The most graphic example today is the cluster of sexual assaults on creation: homosexual “marriage,” transgenderism, and radical feminism. The creational order of man and woman qua male and female designed to be only male and female and nothing different (as if there could in fact be anything different) collides with the guiding tenet of the contemporary world: radical human autonomy, summarized as: “I should be able to do anything I want and be anything I want as long as I don’t hurt anybody else.” If this means a male’s becoming a female, or a female becoming a male gorilla, or an androgynous being (sexless, or combined two sexes), nothing is permitted to stand in my way.
Not only should nothing stand in my way. The state should perceive as its chief role protecting and even financing my ability to do just that. This is an overarching tenet of Cultural Marxism: political engineering of the revolutionary erotic regime.
If today’s church wishes to bring many sinners to Jesus Christ, she must be eager first to challenge the creational insurrection that makes the reception of the gospel impossible.
When the Supreme Court in Bostock v. Clayton County decided 6–3 that prohibition of discrimination on the basis of sex in the 1964 Civil Rights Act now included “sexual orientation and gender identity,” the high court enshrined creational insurrection as U. S. law. The fact that it is U. S. law doesn’t make it any less the greatest act of insurrection possible: rebellion against the God of the universe.
Political and creational insurrection are both evil, but the latter is more depraved than the former, because while political insurrection is rebellion against God’s delegated order, creational insurrection is an attempted coup of his cosmic reality.

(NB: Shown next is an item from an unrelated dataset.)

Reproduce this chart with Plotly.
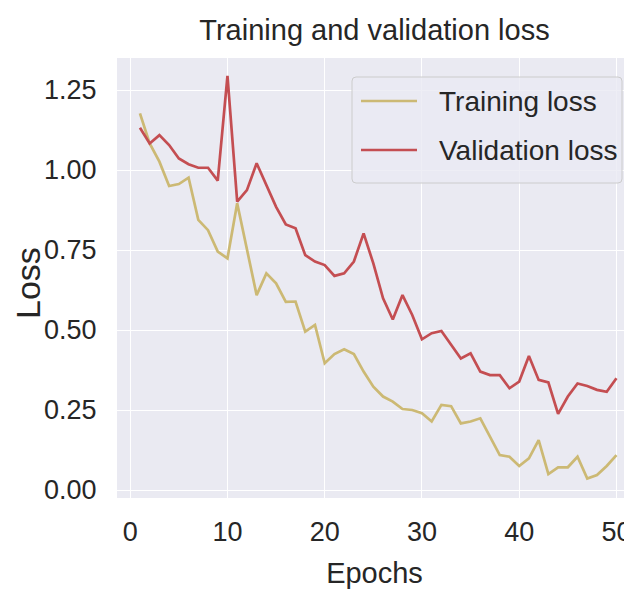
import plotly.graph_objects as go

epochs = list(range(1, 51))
training_loss = [1.177, 1.083, 1.026, 0.950, 0.956, 0.976, 0.844, 0.812, 0.745, 0.724,
                 0.896, 0.750, 0.609, 0.677, 0.646, 0.588, 0.589, 0.495, 0.516, 0.396,
                 0.425, 0.440, 0.425, 0.370, 0.323, 0.292, 0.276, 0.253, 0.250, 0.240,
                 0.214, 0.266, 0.262, 0.208, 0.214, 0.224, 0.167, 0.109, 0.104, 0.075,
                 0.099, 0.156, 0.050, 0.071, 0.071, 0.104, 0.036, 0.047, 0.075, 0.109]
validation_loss = [1.132, 1.083, 1.109, 1.078, 1.036, 1.018, 1.007, 1.007, 0.967, 1.294,
                   0.901, 0.937, 1.021, 0.950, 0.885, 0.830, 0.818, 0.734, 0.714, 0.703,
                   0.669, 0.677, 0.714, 0.802, 0.708, 0.599, 0.533, 0.609, 0.547, 0.471,
                   0.490, 0.497, 0.455, 0.411, 0.427, 0.370, 0.359, 0.359, 0.318, 0.339,
                   0.419, 0.344, 0.336, 0.238, 0.292, 0.333, 0.325, 0.313, 0.307, 0.349]
x_ticks = [0, 10, 20, 30, 40, 50]
y_ticks = [0.0, 0.25, 0.5, 0.75, 1.0, 1.25]
y_tick_labels = ["0.00", "0.25", "0.50", "0.75", "1.00", "1.25"]
series_names = ["Training loss", "Validation loss"]
series_colors = ["#ccb974", "#c44e52"]

FONT = "Liberation Sans, Arial, sans-serif"
TXT = "#262626"

fig = go.Figure()
for name, ys, col in zip(series_names, [training_loss, validation_loss], series_colors):
    fig.add_trace(go.Scatter(x=epochs, y=ys, mode="lines", name=name,
                             line=dict(color=col, width=2.7), showlegend=False))

# page body adds an 8px margin
OFF = 8
W, H = 632 - OFF, 589 - OFF
L, R, T = 117 - OFF, 0, 58 - OFF
B = H - (498 - OFF)
pw, ph = W - L - R, H - T - B

def px(x):
    return (x - OFF - L) / pw

def py(y):
    return (H - B - (y - OFF)) / ph

# manual legend (box, samples, labels) placed in screen pixels of the reference
bx0, bx1, by0, by1 = px(352), px(622), py(183), py(77)
rx, ry = 4 / pw, 4 / ph
path = (f"M{bx0+rx},{by0} L{bx1-rx},{by0} Q{bx1},{by0} {bx1},{by0+ry} "
        f"L{bx1},{by1-ry} Q{bx1},{by1} {bx1-rx},{by1} L{bx0+rx},{by1} "
        f"Q{bx0},{by1} {bx0},{by1-ry} L{bx0},{by0+ry} Q{bx0},{by0} {bx0+rx},{by0} Z")
fig.add_shape(type="path", path=path, xref="paper", yref="paper",
              fillcolor="rgba(234,234,242,0.8)", line=dict(color="#cccccc", width=1))
rows = [101, 150]
for name, col, r in zip(series_names, series_colors, rows):
    fig.add_shape(type="line", xref="paper", yref="paper", x0=px(361), x1=px(417),
                  y0=py(r), y1=py(r), line=dict(color=col, width=2.7))
    fig.add_annotation(text=name, xref="paper", yref="paper", x=px(437), y=py(r),
                       xanchor="left", yanchor="middle", showarrow=False,
                       font=dict(family=FONT, size=28, color=TXT))

# y-axis title as a rotated annotation
fig.add_annotation(text="Loss", xref="paper", yref="paper", x=px(28), y=py(283),
                   xanchor="center", yanchor="middle", showarrow=False, textangle=-90,
                   font=dict(family=FONT, size=34, color=TXT))

fig.update_layout(
    width=W, height=H,
    margin=dict(l=L, r=R, t=T, b=B, pad=0, autoexpand=False),
    paper_bgcolor="white", plot_bgcolor="#eaeaf2",
    title=dict(text="Training and validation loss", x=0.5, xref="paper", xanchor="center",
               y=1 - 12 / H, yref="container", yanchor="top",
               font=dict(family=FONT, size=29, color=TXT)),
    font=dict(family=FONT, color=TXT),
    xaxis=dict(range=[-1.36, 51.6], tickvals=x_ticks, showgrid=True, gridcolor="white",
               gridwidth=1.4, zeroline=False, showline=False, automargin=False,
               ticks="outside", ticklen=10, tickcolor="rgba(0,0,0,0)",
               tickfont=dict(family=FONT, size=27, color=TXT),
               title=dict(text="Epochs", standoff=20, font=dict(family=FONT, size=29, color=TXT))),
    yaxis=dict(range=[-0.025, 1.35], tickvals=y_ticks, ticktext=y_tick_labels,
               showgrid=True, gridcolor="white", gridwidth=1.4, zeroline=False, showline=False,
               automargin=False,
               ticks="outside", ticklen=14, tickcolor="rgba(0,0,0,0)",
               tickfont=dict(family=FONT, size=27, color=TXT)),
)

fig.write_html("out.html")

This in fact is just what creational insurrection is: war on reality.
The Failure of Creational Insurrection
This hints at why Christians need not despair over the current erotic regime and its exaltation of homosexual “marriage” and transgenderism and pervasive pornography. When you assault reality, you fight a foreordained losing battle. Reality bites back. Just as God’s cosmic physical laws (like gravity) govern our tangible realm, so his cosmic moral laws govern its ethical realm. And success in violations of the latter order is no more possible than in the former. If you leap from a 13-story building in trying to prove your autonomy, you’ll only end in proving the law of gravity. If you engage in transgenderism or legalize homosexual “marriage,” you’ll only end up destroying yourself and your culture — and proving God’s moral law.
Conclusion
A prime task of biblical Christians and Christian ministries today is to call the world back to reality, that is, to God’s creational order. The church is entrusted with the gospel, the Good News of salvation in Jesus Christ. But “the gospel makes sense only in a moral world,” and the moral world is the created world. To share the gospel to people for whom God’s world is not an unstated assumption is a fool’s errand. Nobody who believes that the world is self-generated, that there is no God, that there is no sin (except maybe sexism, racism, or homophobia), and that eternal judgment is a hell-fire-and-brimstone fundamentalist fairy tale can become a Christian. The gospel is not designed for a sort of world that man created and from which God is excluded.
Therefore, if today’s church wishes to bring many sinners to Jesus Christ, she must be eager first to challenge the creational insurrection that makes the reception of the gospel impossible.